Former Journalism Dean Nicholas Lemann to Edit Newly Created "Columbia Global Reports"

February 17, 2014

Columbia University President Lee C. Bollinger has appointed Nicholas Lemann, professor of journalism and dean emeritus of Columbia Journalism School, to direct "Columbia Global Reports" — a new, University-based publication dedicated to the production of sustained, original reporting and analysis on under-reported global issues for audiences that extend beyond the academy.

“Journalism and universities — each at their best — are soul mates in the search for new knowledge,” says Bollinger. “Around the world, we see a dual challenge to the robust reporting we need to understand our interconnected society: On the one hand, there’s widespread censorship of free and independent media. And there’s also the declining financial capacity of the news business to invest in costly, time-consuming, high-quality reporting at the very moment when we as citizens need more such in-depth coverage of the world. Universities are uniquely positioned to help fill the gap, and none more so than Columbia with our signal leadership in journalism education, our longstanding scholarly engagement in the great issues of our time, and an admired writer and magazine editor like Nick Lemann on our faculty.”

"Columbia Global Reports" will produce four to six issues a year, each devoted to a single article of about 25,000 words. Each report will make an original contribution of information and analysis on a specific timely topic, with the enterprise taking a long-term approach to addressing the state of the world on a variety of topics. They will be written by journalists or by academics, and some by writing partnerships.

“Columbia is an ideal place from which to explore partnerships between ambitious journalism and a great research university — an especially important mission right now, because of the financial stresses on news organizations,” says Lemann, who continues to contribute to "The New Yorker" as a staff writer. “We hope that 'Columbia Global Reports' will add significantly to the public’s understanding of globalization, and demonstrate that Columbia can produce a non-traditional kind of research.”

Over time, the reports will aim to cover a broad range of regions and political, economic, environmental and cultural topics, which may be defined geographically or thematically. Each report will seek to combine the reportorial and narrative vividness of journalism with the depth and context of the scholarship as a means to educate general audiences on the full scope and implications of globalization on society.

Under Lemann’s direction, "Columbia Global Reports" will work closely with other University initiatives, such as Columbia Global Centers and the Committee on Global Thought, and will draw upon the deep expertise available across the University’s schools, institutes and centers. The reports will be written by respected journalists and scholars from a wide range of peer institutions and news outlets. Because their publication is intended to spark conversations not only on campus but also among interested audiences around the world, the reports will work through a variety of distribution strategies both online and in print, including, possibly, partnerships with interested organizations and existing news media, as well as conferences and live events.

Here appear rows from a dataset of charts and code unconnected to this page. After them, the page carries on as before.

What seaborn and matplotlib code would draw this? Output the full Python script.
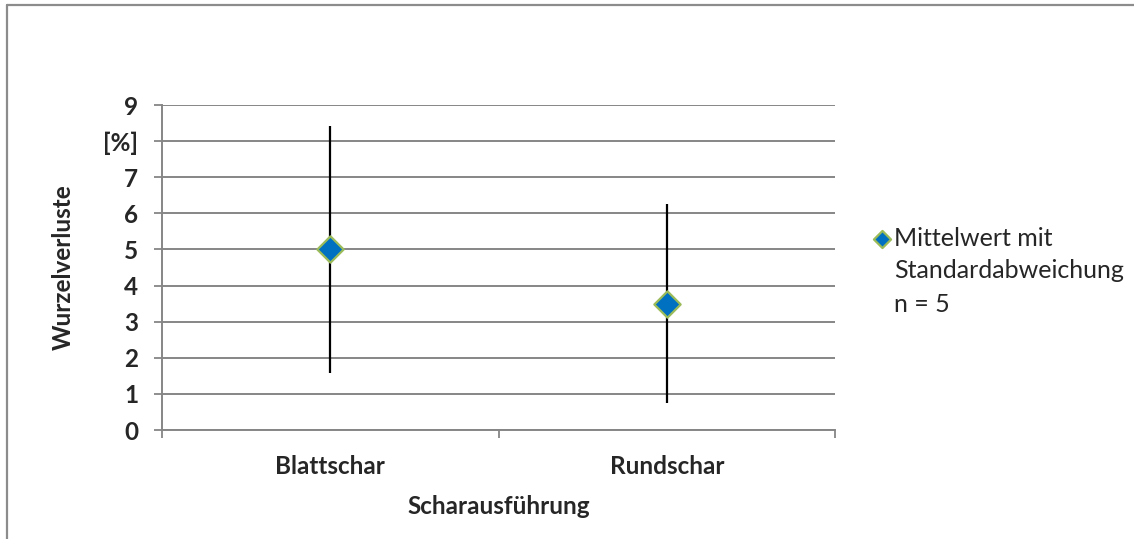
import matplotlib
matplotlib.use('Agg')
import matplotlib.pyplot as plt
from matplotlib.lines import Line2D
import seaborn as sns
import pandas as pd

# Daten
categories = ['Blattschar', 'Rundschar']
mean_values = [5.0, 3.5]
std_values = [3.43, 2.75]
y_ticks = [0, 1, 2, 3, 4, 5, 6, 7, 8, 9]
y_tick_labels = ['0', '1', '2', '3', '4', '5', '6', '7', '[%]', '9']
legend_lines = ['Mittelwert mit', 'Standardabweichung', 'n = 5']

df = pd.DataFrame({'Schar': categories, 'Mittelwert': mean_values, 'SD': std_values})
df['pos'] = range(len(df))

sns.set_theme(style='white')
plt.rcParams['font.family'] = ['Lato', 'DejaVu Sans']

grey = '#868686'
fs = 17.5

fig = plt.figure(figsize=(11.34, 5.39), dpi=100)
ax = fig.add_axes([162 / 1134, 1 - 430 / 539, 673 / 1134, 325 / 539])

# Fehlerbalken (Standardabweichung)
ax.errorbar(x=df['pos'], y=df['Mittelwert'], yerr=df['SD'], fmt='none',
            ecolor='black', elinewidth=1.6, capsize=0, zorder=3)

# Mittelwerte als Rauten
sns.scatterplot(data=df, x='pos', y='Mittelwert', marker='D', s=180,
                color='#0070C0', edgecolor='#9BBB59', linewidth=1.6,
                zorder=4, ax=ax, label=legend_lines[0])

# Achsen
ax.set_xlim(-0.5, len(categories) - 0.5)
ax.set_ylim(0, 9)
ax.set_yticks(y_ticks)
ax.set_yticklabels(y_tick_labels, fontsize=fs, fontweight='bold')
ax.set_xticks([i - 0.5 for i in range(len(categories) + 1)])
ax.set_xticklabels([])
ax.set_xticks(df['pos'], minor=True)
ax.set_xticklabels(categories, minor=True, fontsize=fs, fontweight='bold')
ax.tick_params(axis='x', which='major', direction='out', length=6, width=1.3,
               color=grey, bottom=True)
ax.tick_params(axis='x', which='minor', length=0, pad=18, bottom=True)
ax.tick_params(axis='y', direction='out', length=6, width=1.3, color=grey,
               left=True, pad=11)

ax.yaxis.grid(True, color=grey, linewidth=1.4)
ax.xaxis.grid(False)
ax.set_axisbelow(True)
for side in ['top', 'right']:
    ax.spines[side].set_visible(False)
for side in ['left', 'bottom']:
    ax.spines[side].set_color(grey)
    ax.spines[side].set_linewidth(1.4)

ax.set_ylabel('Wurzelverluste', fontsize=fs, fontweight='bold')
ax.yaxis.set_label_coords(-0.13, 0.5)
ax.set_xlabel('Scharausführung', fontsize=fs, fontweight='bold')
ax.xaxis.set_label_coords(0.5, -0.2)

# Legende: erste Zeile mit Raute, weitere Zeilen ohne Symbol
handles, labels = ax.get_legend_handles_labels()
blank = Line2D([], [], linestyle='none', marker=None)
handles = [handles[0], blank, blank]
ax.legend(handles, legend_lines, loc='upper left',
          bbox_to_anchor=(862 / 1134, 1 - 214 / 539),
          bbox_transform=fig.transFigure, frameon=False, fontsize=18,
          borderpad=0, handlelength=0.6, handletextpad=0.2,
          labelspacing=0.4, markerscale=0.65)

# Rahmen um die Grafik (links und oben)
fig.add_artist(Line2D([7 / 1134, 7 / 1134], [0, 1 - 5 / 539], color='#8c8c8c',
                      linewidth=1.6, transform=fig.transFigure))
fig.add_artist(Line2D([7 / 1134, 1], [1 - 5 / 539, 1 - 5 / 539], color='#8c8c8c',
                      linewidth=1.6, transform=fig.transFigure))

fig.savefig('out.png', dpi=100)
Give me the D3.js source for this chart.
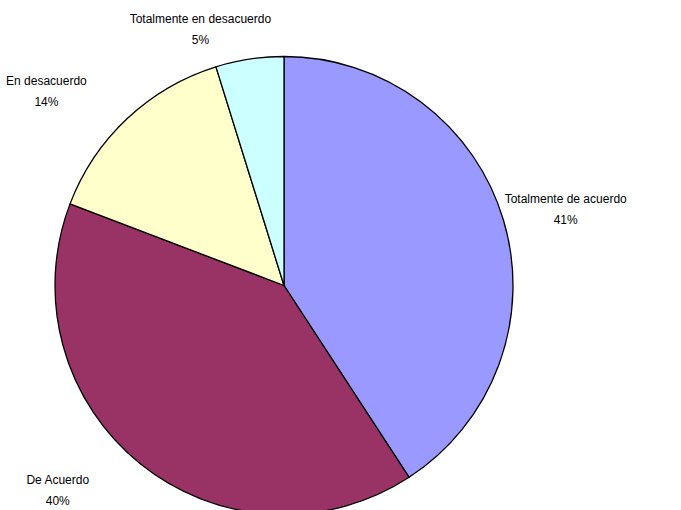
<!DOCTYPE html>
<html>
<head>
<meta charset="utf-8">
<script src="https://cdn.jsdelivr.net/npm/d3@7"></script>
<style>
  body { margin: 0; background: #fff; }
  text { font-family: "Liberation Sans", Arial, sans-serif; font-size: 12px; fill: #000; }
</style>
</head>
<body>
<div id="chart"></div>
<script>
// slice data, clockwise from 12 o'clock
var categories = ["Totalmente de acuerdo", "De Acuerdo", "En desacuerdo", "Totalmente en desacuerdo"];
var values = [40.8, 40.0, 14.4, 4.8];
var colors = ["#9999FF", "#993366", "#FFFFCC", "#CCFFFF"];

// label placement: angle nudge (degrees) and distance from centre
var labelShift = [1.3, 9, -7.5, -9.4];
var labelDist = [292, 305, 307, 270];

var width = 681, height = 510;
var cx = 284, cy = 285.5, radius = 229;

var svg = d3.select("#chart").append("svg")
    .attr("width", width)
    .attr("height", height);

var g = svg.append("g")
    .attr("transform", "translate(" + cx + "," + cy + ")");

var pie = d3.pie().sort(null).value(function (d) { return d; });
var arcs = pie(values);
var total = d3.sum(values);

var arc = d3.arc().innerRadius(0).outerRadius(radius);

g.selectAll("path")
    .data(arcs)
    .enter().append("path")
    .attr("d", arc)
    .attr("fill", function (d, i) { return colors[i]; })
    .attr("stroke", "#000")
    .attr("stroke-width", 1.3)
    .attr("stroke-linejoin", "round");

// labels: name + rounded percent
var labels = g.selectAll("g.label")
    .data(arcs)
    .enter().append("g")
    .attr("class", "label")
    .attr("transform", function (d, i) {
        var a = (d.startAngle + d.endAngle) / 2 + labelShift[i] * Math.PI / 180;
        var x = Math.sin(a) * labelDist[i];
        var y = -Math.cos(a) * labelDist[i];
        return "translate(" + x + "," + y + ")";
    });

labels.append("text")
    .attr("text-anchor", "middle")
    .attr("y", -6)
    .text(function (d, i) { return categories[i]; });

labels.append("text")
    .attr("text-anchor", "middle")
    .attr("y", 15)
    .text(function (d) { return Math.round(d.value / total * 100) + "%"; });
</script>
</body>
</html>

A magna cum laude graduate of Harvard College, Lemann began his journalism career at "The Washington Monthly," where he became an associate editor and then managing editor. He went on to be an associate editor and then executive editor at "Texas Monthly," a national correspondent at "The Washington Post" and "The Atlantic," and finally a staff writer and Washington correspondent at "The New Yorker."

He has published five books, including "Redemption: The Last Battle of the Civil War" (2006), "The Big Test: The Secret History of the American Meritocracy" (1999), which helped lead to a major reform of the SAT, and "The Promised Land: The Great Black Migration and How It Changed America" (1991), which won several book prizes. He has written widely for such publications as "The New York Times," "The New York Review of Books," "The New Republic" and "Slate;" and worked in documentary television with Blackside, Inc., FRONTLINE, the Discovery Channel and the BBC.

Lemann serves on the boards of directors of the Authors Guild, the Russell Sage Foundation, and the Academy of Political Science, and is a member of the New York Institute for the Humanities. He was named a fellow of the American Academy of Arts and Sciences in April 2010.

He was the first Columbia dean named by President Bollinger more than a decade ago at the end of a process of re-examination of the school’s mission by a national task force Bollinger had convened. During Lemann’s 10-year tenure as dean, Columbia Journalism School launched and completed its first capital fundraising campaign, added 20 full-time faculty members, built a student center, started its first new professional degree program since the 1930s and launched significant new initiatives in investigative reporting, digital journalism and executive leadership for news organizations, as well as becoming a center of research and innovation about the future of journalism. He was succeeded as dean in July 2013 by Steve Coll, a Pulitzer Prize-winning journalist and former president of the New America Foundation.

“It is a sad fact of contemporary life that the traditional institutions of the free press, so necessary for the functioning of our society, have continued to face serious challenges to the commercial business model, sharply diminishing their capacity to report on the world,” says Bollinger, who has been an advocate of new models of journalism to address global information needs. “There are many new non-profit journalism organizations that have embraced this civic responsibility. Columbia’s traditions of thought leadership and civic engagement make us an ideal launching pad for such an effort and Nick Lemann is the ideal person to help us make an important new contribution to the global public square.”